MSU's Nick Hill hopes to stand tall in fall

Michigan State's Nick Hill has dealt with the labels for years.

Too small. Scat back. Not every-down material. The fact he's trying to replace one of the biggest, baddest and most productive backs in the country, Le'Veon Bell, certainly doesn't make the size questions go away.

"I've been hearing that for a long time," Hill told ESPN.com earlier this week. "I think that's making me a better player, people saying that me being small, I might not be an every-down back. I look at it as a challenge."

The 5-foot-8 Hill knows he's not Bell, who has 6 inches and about 40 pounds on him. Bell logged more carries (382) than any FBS back in 2012, rushing for 1,793 yards and 12 touchdowns. He eclipsed 25 carries nine times and surpassed 30 carries seven times, doing so in each of Michigan State's last four games. Not surprisingly, Bell opted to skip his final season in East Lansing and enter the NFL draft.

The epitome of a power back, Bell racked up 922 rush yards after contact, the most in the FBS. Hill, who backed up Bell along with Larry Caper but had just 21 rushes for 48 yards and a touchdown, admits it wasn't easy to get on the field.

"They put me in some different packages here and there like jet sweeps," Hill said, "or if [Bell] came out, I went in. He was the best back we had, so it was tough, but I competed every day."

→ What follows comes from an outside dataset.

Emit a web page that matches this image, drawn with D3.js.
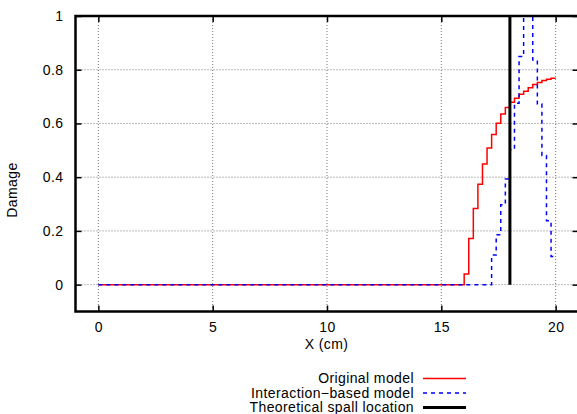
<!DOCTYPE html>
<meta charset="utf-8">
<style>

body {
  margin: 0;
  background: #fff;
}

text {
  font: 14px "Liberation Sans", Arial, sans-serif;
  letter-spacing: 0.4px;
  fill: #000;
}

.grid line {
  stroke: #777;
  stroke-width: 1;
  stroke-dasharray: 1,2;
}

.axis path {
  display: none;
}

.axis line {
  stroke: #000;
  stroke-width: 1.5;
}

</style>
<svg width="577" height="414"></svg>
<script src="https://d3js.org/d3.v7.min.js"></script>
<script>

// step data: each x is the start of a bin (gnuplot "steps")
var originalX = [0, 16.0, 16.2, 16.4, 16.6, 16.8, 17.0, 17.2, 17.4, 17.6, 17.8, 18.0, 18.2, 18.4, 18.6, 18.8, 19.0, 19.2, 19.4, 19.6, 19.8, 20.0];
var originalDamage = [0, 0.04, 0.172, 0.283, 0.374, 0.449, 0.509, 0.559, 0.601, 0.635, 0.659, 0.679, 0.694, 0.709, 0.720, 0.733, 0.745, 0.752, 0.760, 0.765, 0.768, 0.768];

var interactionX = [0, 17.2, 17.4, 17.6, 17.8, 18.0, 18.2, 18.4, 18.6, 18.8, 19.0, 19.2, 19.4, 19.6, 19.8, 20.0];
var interactionDamage = [0, 0.110, 0.186, 0.297, 0.393, 0.502, 0.675, 0.849, 1.0, 1.0, 0.836, 0.672, 0.481, 0.238, 0.105, 0.105];

var spallLocation = 18;

var xTicks = [0, 5, 10, 15, 20],
    yTicks = [0, 0.2, 0.4, 0.6, 0.8, 1];

var legendLabels = ["Original model", "Interaction\u2212based model", "Theoretical spall location"];

var svg = d3.select("svg");

var x = d3.scaleLinear().domain([-1, 21]).range([75.5, 578.5]),
    y = d3.scaleLinear().domain([-0.1, 1]).range([311.5, 16]);

var plotLeft = x.range()[0], plotRight = x.range()[1],
    plotTop = y.range()[1], plotBottom = y.range()[0];

svg.append("defs").append("clipPath")
    .attr("id", "plot")
  .append("rect")
    .attr("x", plotLeft)
    .attr("y", plotTop)
    .attr("width", plotRight - plotLeft)
    .attr("height", plotBottom - plotTop);

// grid
var grid = svg.append("g").attr("class", "grid");

grid.selectAll(".gx")
    .data(xTicks)
  .enter().append("line")
    .attr("x1", function(d) { return x(d); })
    .attr("x2", function(d) { return x(d); })
    .attr("y1", plotTop)
    .attr("y2", plotBottom);

grid.selectAll(".gy")
    .data(yTicks.filter(function(d) { return d < 1; }))
  .enter().append("line")
    .attr("x1", plotLeft)
    .attr("x2", plotRight)
    .attr("y1", function(d) { return y(d); })
    .attr("y2", function(d) { return y(d); });

// series
var line = d3.line()
    .curve(d3.curveStepAfter)
    .x(function(d) { return x(d[0]); })
    .y(function(d) { return y(d[1]); });

var plot = svg.append("g").attr("clip-path", "url(#plot)");

plot.append("path")
    .datum(d3.zip(originalX, originalDamage))
    .attr("fill", "none")
    .attr("stroke", "#ff0000")
    .attr("stroke-width", 1.5)
    .attr("d", line);

plot.append("path")
    .datum(d3.zip(interactionX, interactionDamage))
    .attr("fill", "none")
    .attr("stroke", "#0000ff")
    .attr("stroke-width", 1.5)
    .attr("stroke-dasharray", "4,4")
    .attr("d", line);

plot.append("line")
    .attr("x1", x(spallLocation))
    .attr("x2", x(spallLocation))
    .attr("y1", y(0))
    .attr("y2", plotTop)
    .attr("stroke", "#000")
    .attr("stroke-width", 3);

// axes, ticks pointing inward and mirrored
var fmt = d3.format("");

svg.append("g")
    .attr("class", "axis")
    .attr("transform", "translate(0," + plotBottom + ")")
    .call(d3.axisBottom(x).tickValues(xTicks).tickFormat(fmt).tickSize(-6).tickPadding(11));

svg.append("g")
    .attr("class", "axis")
    .attr("transform", "translate(0," + plotTop + ")")
    .call(d3.axisTop(x).tickValues(xTicks).tickSize(-6).tickFormat(""));

svg.append("g")
    .attr("class", "axis")
    .attr("transform", "translate(" + plotLeft + ",0)")
    .call(d3.axisLeft(y).tickValues(yTicks).tickFormat(fmt).tickSize(-6).tickPadding(12));

svg.append("g")
    .attr("class", "axis")
    .attr("transform", "translate(" + plotRight + ",0)")
    .call(d3.axisRight(y).tickValues(yTicks).tickSize(-6).tickFormat(""));

svg.append("rect")
    .attr("x", plotLeft)
    .attr("y", plotTop)
    .attr("width", plotRight - plotLeft)
    .attr("height", plotBottom - plotTop)
    .attr("fill", "none")
    .attr("stroke", "#000")
    .attr("stroke-width", 2.5);

// axis titles
svg.append("text")
    .attr("x", 326.5)
    .attr("y", 348.5)
    .attr("text-anchor", "middle")
    .text("X (cm)");

svg.append("text")
    .attr("transform", "translate(16.5,190) rotate(-90)")
    .attr("text-anchor", "middle")
    .text("Damage");

// legend
var legend = svg.append("g");

var row = legend.selectAll("g")
    .data(legendLabels)
  .enter().append("g")
    .attr("transform", function(d, i) { return "translate(0," + (378.5 + i * 14.5) + ")"; });

row.append("text")
    .attr("x", 414)
    .attr("dy", "0.35em")
    .attr("text-anchor", "end")
    .text(function(d) { return d; });

row.append("line")
    .attr("x1", 423)
    .attr("x2", 466)
    .attr("stroke", function(d, i) { return ["#ff0000", "#0000ff", "#000"][i]; })
    .attr("stroke-width", function(d, i) { return i == 2 ? 3 : 1.5; })
    .attr("stroke-dasharray", function(d, i) { return i == 1 ? "4,4" : null; });

</script>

Hill is competing these days for the top running back spot. He opened the spring as the starter and has been sharing first-team reps with Jeremy Langford through the first few practices. Nick Tompkins also is in the mix, and the race likely will spill into preseason camp, as three freshmen arrive on campus.

"I look at it as competition, guys looking to be the best we can be," Hill said. "At the same time, I'm No. 1 on the chart."

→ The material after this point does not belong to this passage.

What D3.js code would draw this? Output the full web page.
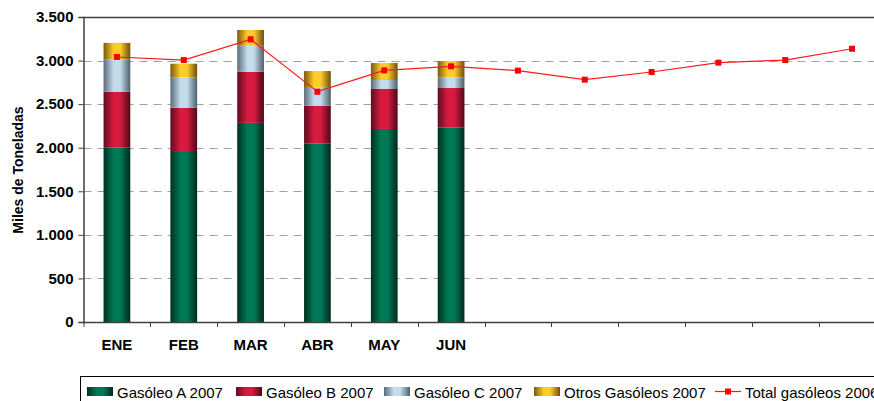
<!DOCTYPE html>
<html>
<head>
<meta charset="utf-8">
<script src="https://cdn.jsdelivr.net/npm/d3@7"></script>
<style>
  html, body { margin: 0; padding: 0; background: #fff; }
  svg { display: block; font-family: "Liberation Sans", Arial, sans-serif; }
  svg text { font-family: "Liberation Sans", Arial, sans-serif; }
</style>
</head>
<body>
<svg id="chart" width="874" height="401"></svg>
<script>
// Monthly gas-oil consumption (thousand tonnes)
const months = ["ENE", "FEB", "MAR", "ABR", "MAY", "JUN", "JUL", "AGO", "SEP", "OCT", "NOV", "DIC"];
const barMonths = ["ENE", "FEB", "MAR", "ABR", "MAY", "JUN"];
const gasoleoA2007 = [2005, 1951, 2285, 2046, 2215, 2230];
const gasoleoB2007 = [638, 508, 587, 436, 459, 455];
const gasoleoC2007 = [372, 345, 299, 215, 103, 123];
const otros2007 = [188, 160, 180, 183, 195, 187];
const total2006 = [3041, 3006, 3244, 2643, 2888, 2934, 2885, 2781, 2869, 2976, 3006, 3136];
const yTicks = [0, 500, 1000, 1500, 2000, 2500, 3000, 3500];
const seriesNames = ["Gasóleo A 2007", "Gasóleo B 2007", "Gasóleo C 2007", "Otros Gasóleos 2007"];
const lineName = "Total gasóleos 2006";

const svg = d3.select("#chart");
const margin = { left: 83.5, top: 17, right: 885.5, bottom: 322 };

const x = d3.scaleBand().domain(months).range([margin.left, margin.right]).paddingInner(0.6).paddingOuter(0.3);
const xCat = d3.scaleBand().domain(months).range([margin.left, margin.right]);
const y = d3.scaleLinear().domain([0, 3500]).range([margin.bottom, margin.top]);

// Cylinder-like horizontal gradients for each series
const shades = [
  { id: "gA", edge: "#00301f", mid: "#007a56", right: "#002a1c" },
  { id: "gB", edge: "#5e0c20", mid: "#d81a40", right: "#500818" },
  { id: "gC", edge: "#5a6b78", mid: "#c4dcec", right: "#4e5e6a" },
  { id: "gO", edge: "#7a5a0c", mid: "#ffcc2c", right: "#6e5008" }
];
const defs = svg.append("defs");
shades.forEach(s => {
  const g = defs.append("linearGradient").attr("id", s.id).attr("x1", "0%").attr("x2", "100%").attr("y1", "0%").attr("y2", "0%");
  g.append("stop").attr("offset", "0%").attr("stop-color", s.edge);
  g.append("stop").attr("offset", "38%").attr("stop-color", s.mid);
  g.append("stop").attr("offset", "62%").attr("stop-color", s.mid);
  g.append("stop").attr("offset", "100%").attr("stop-color", s.right);
});

// Dashed gridlines
svg.append("g").selectAll("line")
  .data(yTicks.filter(t => t > 0 && t < 3500))
  .join("line")
  .attr("x1", margin.left).attr("x2", 874)
  .attr("y1", d => Math.round(y(d)) + 0.5).attr("y2", d => Math.round(y(d)) + 0.5)
  .attr("stroke", "#a0a0a0").attr("stroke-width", 1).attr("stroke-dasharray", "8,6");

// Top frame
svg.append("line")
  .attr("x1", margin.left).attr("x2", 874)
  .attr("y1", margin.top + 0.5).attr("y2", margin.top + 0.5)
  .attr("stroke", "#404040").attr("stroke-width", 1.5);

// Stacked bars
const stackData = barMonths.map((m, i) => ({
  month: m, a: gasoleoA2007[i], b: gasoleoB2007[i], c: gasoleoC2007[i], o: otros2007[i]
}));
const stack = d3.stack().keys(["a", "b", "c", "o"]);
const layers = stack(stackData);
svg.append("g").selectAll("g")
  .data(layers)
  .join("g")
  .attr("fill", (d, i) => `url(#${shades[i].id})`)
  .selectAll("rect")
  .data(d => d)
  .join("rect")
  .attr("x", d => x(d.data.month))
  .attr("width", x.bandwidth())
  .attr("y", d => y(d[1]))
  .attr("height", d => y(d[0]) - y(d[1]));

// Y axis
const yAxis = svg.append("g")
  .attr("transform", `translate(${margin.left},0)`)
  .call(d3.axisLeft(y).tickValues(yTicks).tickSize(5).tickPadding(5)
    .tickFormat(d => d3.format(",")(d).replace(/,/g, ".")));
yAxis.select(".domain").attr("stroke", "#404040").attr("stroke-width", 1.5);
yAxis.selectAll(".tick line").attr("stroke", "#404040");
yAxis.selectAll("text").attr("font-size", 15).attr("font-weight", "bold").attr("fill", "#000")
  .attr("font-family", "'Liberation Sans', Arial, sans-serif");

// X axis with ticks at category boundaries
const xAxisG = svg.append("g").attr("transform", `translate(0,${margin.bottom})`);
xAxisG.append("line").attr("x1", margin.left).attr("x2", 874).attr("y1", 0.5).attr("y2", 0.5)
  .attr("stroke", "#404040").attr("stroke-width", 1.5);
xAxisG.selectAll("line.tk")
  .data(months.slice(1))
  .join("line").attr("class", "tk")
  .attr("x1", d => Math.round(xCat(d)) + 0.5).attr("x2", d => Math.round(xCat(d)) + 0.5)
  .attr("y1", 0).attr("y2", 5)
  .attr("stroke", "#404040");
xAxisG.append("line").attr("x1", margin.left + 0.5).attr("x2", margin.left + 0.5).attr("y1", 0).attr("y2", 5).attr("stroke", "#404040");
xAxisG.selectAll("text")
  .data(barMonths)
  .join("text")
  .attr("x", d => xCat(d) + xCat.bandwidth() / 2)
  .attr("y", 28)
  .attr("text-anchor", "middle")
  .attr("font-size", 15).attr("font-weight", "bold")
  .text(d => d);

// Y axis title
svg.append("text")
  .attr("transform", `translate(23,170) rotate(-90)`)
  .attr("text-anchor", "middle")
  .attr("font-size", 14).attr("font-weight", "bold")
  .text("Miles de Toneladas");

// 2006 total line
const lineGen = d3.line().x((d, i) => xCat(months[i]) + xCat.bandwidth() / 2).y(d => y(d));
svg.append("path")
  .datum(total2006)
  .attr("d", lineGen)
  .attr("fill", "none").attr("stroke", "#ff1a1a").attr("stroke-width", 1.2);
svg.append("g").selectAll("rect")
  .data(total2006)
  .join("rect")
  .attr("x", (d, i) => xCat(months[i]) + xCat.bandwidth() / 2 - 3)
  .attr("y", d => y(d) - 3)
  .attr("width", 6).attr("height", 6)
  .attr("fill", "#ff0000");

// Legend
const legend = svg.append("g");
legend.append("rect").attr("x", 80.5).attr("y", 376.5).attr("width", 820).attr("height", 40)
  .attr("fill", "#fff").attr("stroke", "#000").attr("stroke-width", 1);
const legendX = [87, 236, 384, 534];
seriesNames.forEach((name, i) => {
  legend.append("rect").attr("x", legendX[i]).attr("y", 387).attr("width", 26).attr("height", 9)
    .attr("fill", `url(#${shades[i].id})`);
  legend.append("text").attr("x", legendX[i] + 30).attr("y", 397.5)
    .attr("font-size", 15).text(name);
});
legend.append("line").attr("x1", 715).attr("x2", 741).attr("y1", 391.5).attr("y2", 391.5)
  .attr("stroke", "#ff1a1a").attr("stroke-width", 1.2);
legend.append("rect").attr("x", 725).attr("y", 388.5).attr("width", 6).attr("height", 6).attr("fill", "#ff0000");
legend.append("text").attr("x", 745).attr("y", 397.5).attr("font-size", 15).text(lineName);
</script>
</body>
</html>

Hill's speed has never been an issue -- he has been MSU's primary kick returner the past two seasons and also returned 13 punts -- but he made power a priority in the offseason, mindful of the increased carries load he hopes to have. He put on 10 pounds, checking in at around 195.

Michigan State strength coach Ken Mannie and Hill put together a power plan for Hill's winter workouts. The results: Hill increased his squat to 615 pounds and his bench press to 420.

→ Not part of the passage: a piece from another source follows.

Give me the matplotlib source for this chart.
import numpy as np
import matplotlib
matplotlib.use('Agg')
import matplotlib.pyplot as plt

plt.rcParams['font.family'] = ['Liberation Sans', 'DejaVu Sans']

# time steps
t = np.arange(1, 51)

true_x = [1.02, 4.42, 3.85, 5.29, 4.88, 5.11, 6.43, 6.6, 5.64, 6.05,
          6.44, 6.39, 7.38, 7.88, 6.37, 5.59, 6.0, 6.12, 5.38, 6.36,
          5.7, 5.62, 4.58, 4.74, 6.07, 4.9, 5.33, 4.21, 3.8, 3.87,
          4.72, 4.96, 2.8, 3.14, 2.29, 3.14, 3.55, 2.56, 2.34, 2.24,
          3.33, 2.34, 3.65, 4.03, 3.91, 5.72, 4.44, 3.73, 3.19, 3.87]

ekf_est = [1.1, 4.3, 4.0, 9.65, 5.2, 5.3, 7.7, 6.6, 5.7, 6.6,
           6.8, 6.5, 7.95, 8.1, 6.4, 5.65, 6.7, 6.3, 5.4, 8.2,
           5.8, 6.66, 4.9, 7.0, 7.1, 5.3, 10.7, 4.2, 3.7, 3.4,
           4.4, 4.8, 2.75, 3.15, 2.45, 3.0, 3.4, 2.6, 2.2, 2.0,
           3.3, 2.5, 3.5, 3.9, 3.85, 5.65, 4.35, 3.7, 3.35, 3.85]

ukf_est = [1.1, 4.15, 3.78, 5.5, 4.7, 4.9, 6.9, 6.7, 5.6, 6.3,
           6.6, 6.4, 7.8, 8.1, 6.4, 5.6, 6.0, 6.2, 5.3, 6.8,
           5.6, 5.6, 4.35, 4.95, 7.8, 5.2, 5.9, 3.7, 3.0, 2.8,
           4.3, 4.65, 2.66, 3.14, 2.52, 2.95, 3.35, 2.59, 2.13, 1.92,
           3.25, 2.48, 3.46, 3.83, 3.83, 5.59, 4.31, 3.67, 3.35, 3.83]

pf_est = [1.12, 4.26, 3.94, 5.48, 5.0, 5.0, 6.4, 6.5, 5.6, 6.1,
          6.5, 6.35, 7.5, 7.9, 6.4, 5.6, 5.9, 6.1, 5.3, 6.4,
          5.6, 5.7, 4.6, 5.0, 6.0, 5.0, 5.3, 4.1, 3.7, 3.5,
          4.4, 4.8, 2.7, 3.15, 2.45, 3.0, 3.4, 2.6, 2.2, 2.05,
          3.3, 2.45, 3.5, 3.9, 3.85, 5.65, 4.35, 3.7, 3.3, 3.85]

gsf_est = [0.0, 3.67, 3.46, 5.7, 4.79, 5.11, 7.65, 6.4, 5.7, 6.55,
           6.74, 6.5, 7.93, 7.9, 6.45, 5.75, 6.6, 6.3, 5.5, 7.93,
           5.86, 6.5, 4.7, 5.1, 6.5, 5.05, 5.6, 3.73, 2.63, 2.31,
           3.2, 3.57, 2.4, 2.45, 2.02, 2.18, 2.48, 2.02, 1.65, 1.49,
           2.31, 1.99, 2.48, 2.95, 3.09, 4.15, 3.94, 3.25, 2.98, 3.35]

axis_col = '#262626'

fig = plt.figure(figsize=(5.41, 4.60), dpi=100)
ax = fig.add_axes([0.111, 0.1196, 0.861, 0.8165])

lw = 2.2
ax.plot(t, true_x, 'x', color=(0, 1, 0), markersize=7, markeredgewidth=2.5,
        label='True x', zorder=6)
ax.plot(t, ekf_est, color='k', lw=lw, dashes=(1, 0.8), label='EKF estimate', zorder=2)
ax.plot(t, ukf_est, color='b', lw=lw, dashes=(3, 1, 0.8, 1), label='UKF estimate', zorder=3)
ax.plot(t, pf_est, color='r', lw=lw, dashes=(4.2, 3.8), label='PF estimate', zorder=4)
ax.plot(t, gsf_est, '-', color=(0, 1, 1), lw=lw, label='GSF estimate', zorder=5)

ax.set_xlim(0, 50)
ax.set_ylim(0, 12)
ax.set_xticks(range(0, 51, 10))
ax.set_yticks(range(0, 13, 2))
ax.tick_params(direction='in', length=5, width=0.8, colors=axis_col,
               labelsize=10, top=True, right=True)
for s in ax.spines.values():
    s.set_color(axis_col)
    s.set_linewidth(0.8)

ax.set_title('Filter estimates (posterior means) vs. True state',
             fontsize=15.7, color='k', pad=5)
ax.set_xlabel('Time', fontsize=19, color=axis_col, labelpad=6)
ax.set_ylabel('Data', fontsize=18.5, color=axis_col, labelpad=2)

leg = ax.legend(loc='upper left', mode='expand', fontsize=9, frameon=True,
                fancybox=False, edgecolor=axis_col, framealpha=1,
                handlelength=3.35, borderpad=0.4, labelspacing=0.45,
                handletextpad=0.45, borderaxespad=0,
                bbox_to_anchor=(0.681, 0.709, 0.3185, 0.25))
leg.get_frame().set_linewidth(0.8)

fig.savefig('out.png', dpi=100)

"By me gaining more muscle and more power in my legs, and more weight," Hill said, "it will allow me to drive through the linebackers and through the hole."

While some view Hill's size as a disadvantage -- Hill thinks it turned off some teams during his college recruitment -- the Spartans junior thinks it can give him an edge, even in a league like the Big Ten. In fact, some of Michigan State's defenders have told him they struggle to locate him after he takes the handoff.

"Offensive linemen are about 6-4, 6-5, 6-6, and I'm 5-8," he said, "so hiding behind them and using my speed and my quickness to make cuts, they have a hard time [finding me].

"And by that time, I'm already at the next level."

Michigan State has a history of big backs, from Lorenzo White in the 1980s to more recently T.J. Duckett, Jehuu Caulcrick and Bell. But Javon Ringer also starred as a featured back for the Spartans despite his 5-9, 202-pound frame. Ringer led the nation in carries (390) in 2008 and earned All-America honors.

Hill occasionally exchanges text messages with Ringer, who has told him: When people on defense underestimate you, make ‘em pay.

Spartans head coach Mark Dantonio described Hill as "confident" so far this spring. But there's still a lot to prove, as Hill needs to show speed, power, shiftiness, durability and ball security, which has been a bit of an issue for him on returns.

"I can do a lot of things Le'Veon can do," Hill said. "The difference is, obviously, he's 6-2 and I'm 5-8. But other than that, I think I can bring a lot of good qualities to the table with my speed, pass pro, catching the ball out of the backfield and helping the team win."